You can return one line by using the readline() method ( the first line ):

with open("demofile.txt") as f:
  print(f.readline())


# By looping through the lines of the file, you can read the whole file, line by line:
with open("demofile.txt") as f:
  for x in f:
    print(x)






III. Writing files

1. Write to an Existing File

To write to an existing file, you must add a parameter to the open() function:

  • "a" - Append - will append to the end of the file
  • "w" - Write - will overwrite any existing content
with open("demofile.txt", "a") as f:
  f.write("Now the file has more content!")

#open and read the file after the appending:
with open("demofile.txt") as f:
  print(f.read())

2. Overwrite Existing Content

To overwrite the existing content to the file, use the "w" parameter:

Note: the "w" method will overwrite the entire file.

with open("demofile.txt", "w") as f:
  f.write("Woops! I have deleted the content!")

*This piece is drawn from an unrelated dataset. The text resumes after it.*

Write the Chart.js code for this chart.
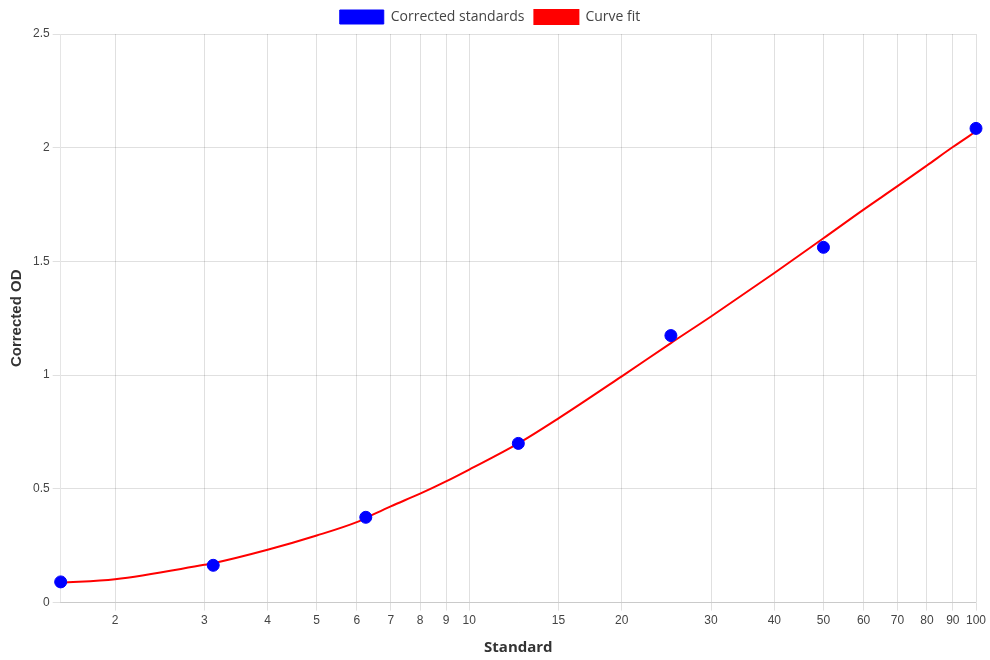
<!DOCTYPE html>
<html>
<head>
<meta charset="utf-8">
<script src="https://cdn.jsdelivr.net/npm/chart.js@4.4.1/dist/chart.umd.min.js"></script>
<style>
  html, body { margin: 0; padding: 0; background: #fff; }
  #wrap { width: 990px; height: 660px; }
</style>
</head>
<body>
<div id="wrap"><canvas id="chartOD" width="990" height="660"></canvas></div>
<script>
// standar terkoreksi (titik biru)
const standardX = [1.5625, 3.125, 6.25, 12.5, 25, 50, 100];
const correctedOD = [0.091, 0.164, 0.375, 0.700, 1.174, 1.562, 2.085];

// kurva fit (garis merah)
const fitX = [1.5625, 2, 3, 3.125, 4, 5, 6, 6.25, 7, 8, 9, 10, 12.5, 15, 20, 25, 30, 40, 50, 60, 70, 80, 90, 100];
const fitY = [0.087, 0.103, 0.166, 0.173, 0.232, 0.295, 0.354, 0.372, 0.423, 0.479, 0.533, 0.585, 0.700, 0.810, 0.995, 1.141, 1.258, 1.449, 1.602, 1.728, 1.831, 1.922, 2.003, 2.072];

// label sumbu
const xTicks = [2, 3, 4, 5, 6, 7, 8, 9, 10, 15, 20, 30, 40, 50, 60, 70, 80, 90, 100];
const yTicks = [0, 0.5, 1, 1.5, 2, 2.5];

const ctx = document.getElementById("chartOD").getContext("2d");

const chart = new Chart(ctx, {
  type: "scatter",
  data: {
    datasets: [{
      label: "Corrected standards",
      data: standardX.map((x, i) => ({ x, y: correctedOD[i] })),
      backgroundColor: "#0000ff",
      borderColor: "#0000ff",
      pointRadius: 6,
      pointHoverRadius: 6,
      clip: false
    }, {
      label: "Curve fit",
      data: fitX.map((x, i) => ({ x, y: fitY[i] })),
      showLine: true,
      borderColor: "#ff0000",
      backgroundColor: "#ff0000",
      borderWidth: 2,
      pointRadius: 0,
      cubicInterpolationMode: "monotone"
    }]
  },
  options: {
    responsive: false,
    animation: false,
    layout: { padding: { left: 4, right: 14, top: 0, bottom: 0 } },
    plugins: {
      legend: {
        position: "top",
        labels: {
          boxWidth: 44,
          boxHeight: 14,
          color: "#444",
          font: { family: "'Open Sans'", size: 14 }
        }
      },
      tooltip: { enabled: false }
    },
    scales: {
      x: {
        type: "logarithmic",
        min: 1.5625,
        max: 100,
        afterBuildTicks: axis => { axis.ticks = xTicks.map(v => ({ value: v })); },
        ticks: {
          autoSkip: false,
          maxRotation: 0,
          color: "#444",
          font: { family: "'Liberation Sans'", size: 12 },
          callback: v => String(v)
        },
        grid: { color: "rgba(0,0,0,0.12)" },
        title: {
          display: true,
          text: "Standard",
          color: "#333",
          padding: { top: 8, bottom: 3 },
          font: { family: "'Open Sans'", size: 15, weight: "bold" }
        }
      },
      y: {
        min: 0,
        max: 2.5,
        afterBuildTicks: axis => { axis.ticks = yTicks.map(v => ({ value: v })); },
        ticks: {
          color: "#444",
          font: { family: "'Liberation Sans'", size: 12 },
          callback: v => String(v)
        },
        grid: { color: "rgba(0,0,0,0.12)" },
        title: {
          display: true,
          text: "Corrected OD",
          color: "#333",
          font: { family: "'Liberation Sans'", size: 15, weight: "bold" }
        }
      }
    }
  }
});
</script>
</body>
</html>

#open and read the file after the overwriting:
with open("demofile.txt") as f:
  print(f.read())

3. Create a New File

To create a new file in Python, use the open() method, with one of the following parameters:

  • "x" - Create - will create a file, returns an error if the file exists
  • "a" - Append - will create a file if the specified file does not exists
  • "w" - Write - will create a file if the specified file does not exists
f = open("myfile.txt", "x") # Result: a new empty file is created.

Note: If the file already exist, an error will be raised.







IV. Pickled files

Pickle files are Python’s way of putting objects to sleep and waking them up later ( Think of pickle as a memory snapshot, not a data exchange format. )

Pickling is serialization: Python converts an object (lists, dicts, classes, models, etc.) into a byte stream and saves it to a file (.pkl).

Unpickling does the reverse: it reconstructs the exact object in memory.

import pickle

# save
with open("data.pkl", "wb") as f:
    pickle.dump(obj, f)

# load
with open("data.pkl", "rb") as f:
    obj = pickle.load(f)

Important truths:

  • Pickle is Python-only (not portable across languages).
  • It preserves object structure and state, not just data.
  • Never unpickle untrusted files → it can execute arbitrary code.

A pickle file is not “just data”. It’s a program for rebuilding an object.